-- Start of DATA EXCERPT --

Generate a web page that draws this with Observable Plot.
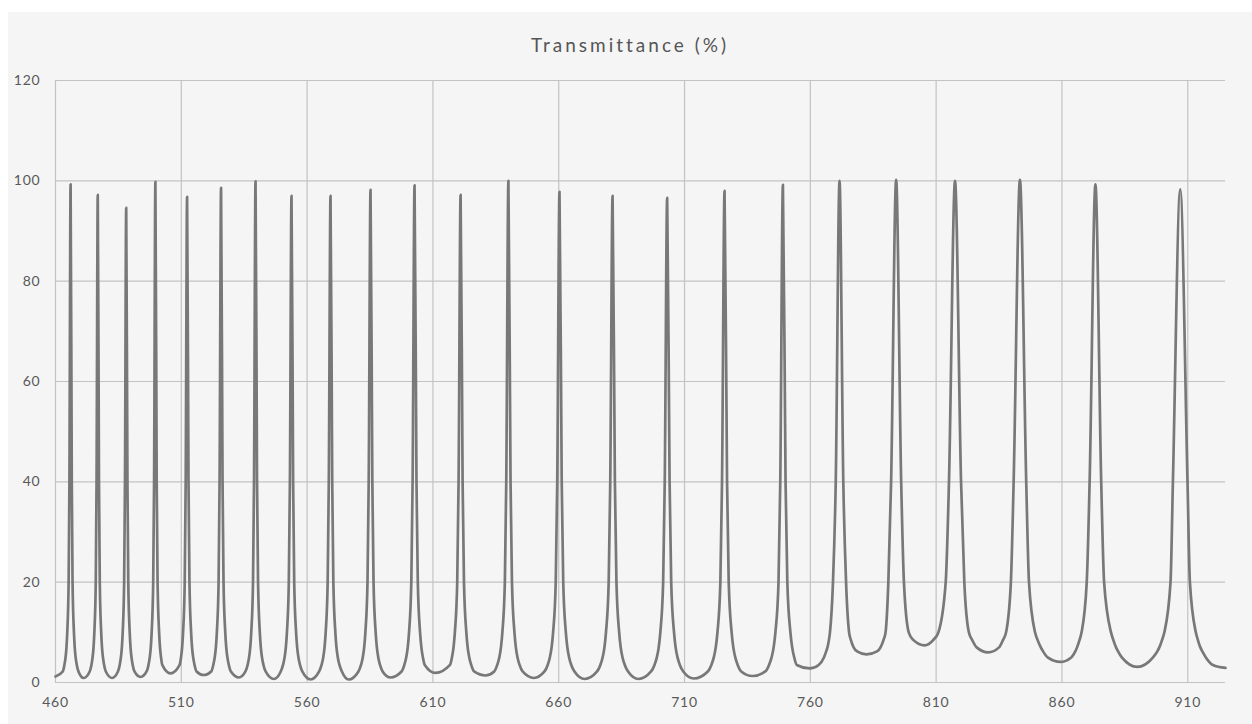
<!DOCTYPE html>
<html>
<head>
<meta charset="utf-8">
<script src="https://cdn.jsdelivr.net/npm/d3@7"></script>
<script src="https://cdn.jsdelivr.net/npm/@observablehq/plot@0.6"></script>
<style>
  html, body { margin: 0; padding: 0; background: #ffffff; }
  #panel { position: absolute; left: 8px; top: 12px; width: 1244px; height: 712px; background: #f5f5f5; }
  #title { height: 56px; box-sizing: border-box; padding-top: 22px; line-height: 22px; text-align: center;
           font-family: Lato, "Open Sans", sans-serif; font-size: 19px; letter-spacing: 3px; color: #555555; }
  #chart svg { display: block; }
</style>
</head>
<body>
<div id="panel">
  <div id="title">Transmittance (%)</div>
  <div id="chart"></div>
</div>
<script>
// Axis ticks
const xTicks = [460, 510, 560, 610, 660, 710, 760, 810, 860, 910];
const yTicks = [0, 20, 40, 60, 80, 100, 120];

// Transmission peaks (wavelength, nm) and their maximum transmittance (%)
const peakNm  = [466.0, 476.8, 488.1, 499.7, 512.3, 525.8, 539.5, 553.8, 569.3, 585.2, 602.7, 621.0,
                 640.0, 660.3, 681.4, 703.1, 725.9, 749.1, 771.6, 794.1, 817.5, 843.3, 873.3, 907.0];
const peakPct = [99.3, 97.2, 94.6, 99.8, 96.8, 98.6, 99.9, 97.0, 97.0, 98.2, 99.1, 97.2,
                 100.0, 97.8, 97.0, 96.6, 98.0, 99.2, 100.0, 100.2, 100.0, 100.2, 99.3, 98.3];

// Half-widths (nm) of each peak at 40 % and 20 % transmittance
const halfWidth40 = [0.47, 0.48, 0.49, 0.52, 0.56, 0.59, 0.60, 0.64, 0.68, 0.72, 0.77, 0.80,
                     0.85, 0.89, 0.92, 0.96, 1.00, 1.05, 1.5, 2.0, 2.4, 2.5, 2.3, 2.9];
const halfWidth20 = [0.78, 0.80, 0.82, 0.87, 0.94, 0.98, 1.00, 1.07, 1.13, 1.20, 1.29, 1.34,
                     1.41, 1.49, 1.54, 1.60, 1.66, 1.75, 2.6, 3.1, 3.7, 3.6, 3.45, 3.85];

// Distance (nm) from each peak to where its flank reaches these transmittance levels
const tailLevels = [10, 8.5, 7, 6.2, 5, 3.5, 2.2];
const tailLeft = [
  [1.33, null, 1.64, null, 2.00, 2.46, 3.12], [1.36, null, 1.68, null, 2.06, 2.52, 3.20],
  [1.39, null, 1.72, null, 2.11, 2.58, 3.28], [1.48, null, 1.83, null, 2.24, 2.74, 3.48],
  [1.60, null, 1.97, null, 2.42, 2.96, 3.76], [1.67, null, 2.06, null, 2.52, 3.09, 3.92],
  [1.70, null, 2.10, null, 2.57, 3.15, 4.00], [1.82, null, 2.25, null, 2.75, 3.37, 4.28],
  [1.92, null, 2.37, null, 2.90, 3.56, 4.52], [2.04, null, 2.52, null, 3.08, 3.78, 4.80],
  [2.19, null, 2.71, null, 3.32, 4.06, 5.16], [2.28, null, 2.81, null, 3.44, 4.22, 5.36],
  [2.40, null, 2.96, null, 3.62, 4.44, 5.64], [2.53, null, 3.13, null, 3.83, 4.69, 5.96],
  [2.62, null, 3.23, null, 3.96, 4.85, 6.16], [2.72, null, 3.36, null, 4.11, 5.04, 6.40],
  [2.82, null, 3.49, null, 4.27, 5.23, 6.64], [2.98, null, 3.68, null, 4.50, 5.51, 7.00],
  [3.8, 4.2, 4.8, 5.3, 6.2, 8.3, null], [4.2, 5.0, 6.2, 7.6, null, null, null],
  [6.6, 8.6, null, null, null, null, null], [5.5, 6.7, 8.3, null, null, null, null],
  [5.5, 6.3, 7.3, 8.0, 9.6, null, null], [6.3, 7.2, 8.3, 9.1, 10.8, 13.5, null]
];
const tailRight = [
  [1.33, null, 1.64, null, 2.00, 2.46, 3.12], [1.36, null, 1.68, null, 2.06, 2.52, 3.20],
  [1.39, null, 1.72, null, 2.11, 2.58, 3.28], [1.48, null, 1.83, null, 2.24, 2.74, 3.48],
  [1.60, null, 1.97, null, 2.42, 2.96, 3.76], [1.67, null, 2.06, null, 2.52, 3.09, 3.92],
  [1.70, null, 2.10, null, 2.57, 3.15, 4.00], [1.82, null, 2.25, null, 2.75, 3.37, 4.28],
  [1.92, null, 2.37, null, 2.90, 3.56, 4.52], [2.04, null, 2.52, null, 3.08, 3.78, 4.80],
  [2.19, null, 2.71, null, 3.32, 4.06, 5.16], [2.28, null, 2.81, null, 3.44, 4.22, 5.36],
  [2.40, null, 2.96, null, 3.62, 4.44, 5.64], [2.53, null, 3.13, null, 3.83, 4.69, 5.96],
  [2.62, null, 3.23, null, 3.96, 4.85, 6.16], [2.72, null, 3.36, null, 4.11, 5.04, 6.40],
  [2.82, null, 3.49, null, 4.27, 5.23, 6.64], [2.98, null, 3.68, null, 4.50, 5.51, null],
  [3.8, 4.5, 5.6, 7.0, null, null, null], [5.0, 6.8, null, null, null, null, null],
  [5.5, 6.8, 8.6, null, null, null, null], [6.0, 7.0, 8.3, 9.2, 11.0, null, null],
  [6.2, 7.1, 8.2, 9.0, 10.5, 13.2, null], [6.2, 7.0, 8.0, 8.8, 10.2, 13.0, null]
];

// Transmission minima between the peaks (first and last are the ends of the range)
const valleyNm  = [460, 471.2, 482.5, 493.8, 505.7, 518.9, 532.9, 546.8, 561.4, 576.5, 593.1, 611.0,
                   630.9, 650.1, 670.3, 691.7, 713.7, 736.9, 759.8, 782.3, 805.4, 830.7, 859.4, 889.9, 925];
const valleyPct = [1.2, 0.9, 0.9, 1.1, 1.8, 1.5, 1.0, 0.7, 0.6, 0.6, 1.0, 1.9,
                   1.4, 0.9, 0.7, 0.7, 0.8, 1.3, 2.8, 5.6, 7.4, 6.0, 4.1, 3.1, 2.9];

// Build the table of spectrum points from the arrays above
const spectrum = [];
peakNm.forEach((c, i) => {
  spectrum.push({nm: valleyNm[i], t: valleyPct[i]});
  for (let k = tailLevels.length - 1; k >= 0; --k) {
    const w = tailLeft[i][k];
    if (w != null && tailLevels[k] > valleyPct[i] + 0.5) spectrum.push({nm: c - w, t: tailLevels[k]});
  }
  spectrum.push({nm: c - halfWidth20[i], t: 20});
  spectrum.push({nm: c - halfWidth40[i], t: 40});
  spectrum.push({nm: c, t: peakPct[i]});
  spectrum.push({nm: c + halfWidth40[i], t: 40});
  spectrum.push({nm: c + halfWidth20[i], t: 20});
  for (let k = 0; k < tailLevels.length; ++k) {
    const w = tailRight[i][k];
    if (w != null && tailLevels[k] > valleyPct[i + 1] + 0.5) spectrum.push({nm: c + w, t: tailLevels[k]});
  }
});
spectrum.push({nm: valleyNm[valleyNm.length - 1], t: valleyPct[valleyPct.length - 1]});

const chart = Plot.plot({
  width: 1244,
  height: 656,
  marginTop: 12,
  marginLeft: 47,
  marginRight: 27,
  marginBottom: 42,
  style: {background: "transparent", fontFamily: "Lato, 'Open Sans', sans-serif", fontSize: "14px",
          letterSpacing: "0.8px", color: "#595959"},
  x: {domain: [460, 925], ticks: xTicks, tickFormat: d => String(d), tickSize: 0, tickPadding: 15, label: null},
  y: {domain: [0, 120], ticks: yTicks, tickSize: 0, tickPadding: 15, label: null},
  marks: [
    Plot.ruleX(xTicks, {stroke: "#c3c3c3", strokeWidth: 1.2}),
    Plot.ruleY(yTicks, {stroke: "#c3c3c3", strokeWidth: 1.2}),
    Plot.line(spectrum, {x: "nm", y: "t", stroke: "#787878", strokeWidth: 2.7, curve: "monotone-x"})
  ]
});
document.getElementById("chart").appendChild(chart);
</script>
</body>
</html>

-- End of DATA EXCERPT --

Leave out the pictures. Transcribe only the lines above, from the first through the one that contains "100.2, 99.3, 98.3];".

WRITTEN RESPONSE:
Generate a web page that draws this with Observable Plot.
<!DOCTYPE html>
<html>
<head>
<meta charset="utf-8">
<script src="https://cdn.jsdelivr.net/npm/d3@7"></script>
<script src="https://cdn.jsdelivr.net/npm/@observablehq/plot@0.6"></script>
<style>
  html, body { margin: 0; padding: 0; background: #ffffff; }
  #panel { position: absolute; left: 8px; top: 12px; width: 1244px; height: 712px; background: #f5f5f5; }
  #title { height: 56px; box-sizing: border-box; padding-top: 22px; line-height: 22px; text-align: center;
           font-family: Lato, "Open Sans", sans-serif; font-size: 19px; letter-spacing: 3px; color: #555555; }
  #chart svg { display: block; }
</style>
</head>
<body>
<div id="panel">
  <div id="title">Transmittance (%)</div>
  <div id="chart"></div>
</div>
<script>
// Axis ticks
const xTicks = [460, 510, 560, 610, 660, 710, 760, 810, 860, 910];
const yTicks = [0, 20, 40, 60, 80, 100, 120];

// Transmission peaks (wavelength, nm) and their maximum transmittance (%)
const peakNm  = [466.0, 476.8, 488.1, 499.7, 512.3, 525.8, 539.5, 553.8, 569.3, 585.2, 602.7, 621.0,
                 640.0, 660.3, 681.4, 703.1, 725.9, 749.1, 771.6, 794.1, 817.5, 843.3, 873.3, 907.0];
const peakPct = [99.3, 97.2, 94.6, 99.8, 96.8, 98.6, 99.9, 97.0, 97.0, 98.2, 99.1, 97.2,
                 100.0, 97.8, 97.0, 96.6, 98.0, 99.2, 100.0, 100.2, 100.0, 100.2, 99.3, 98.3];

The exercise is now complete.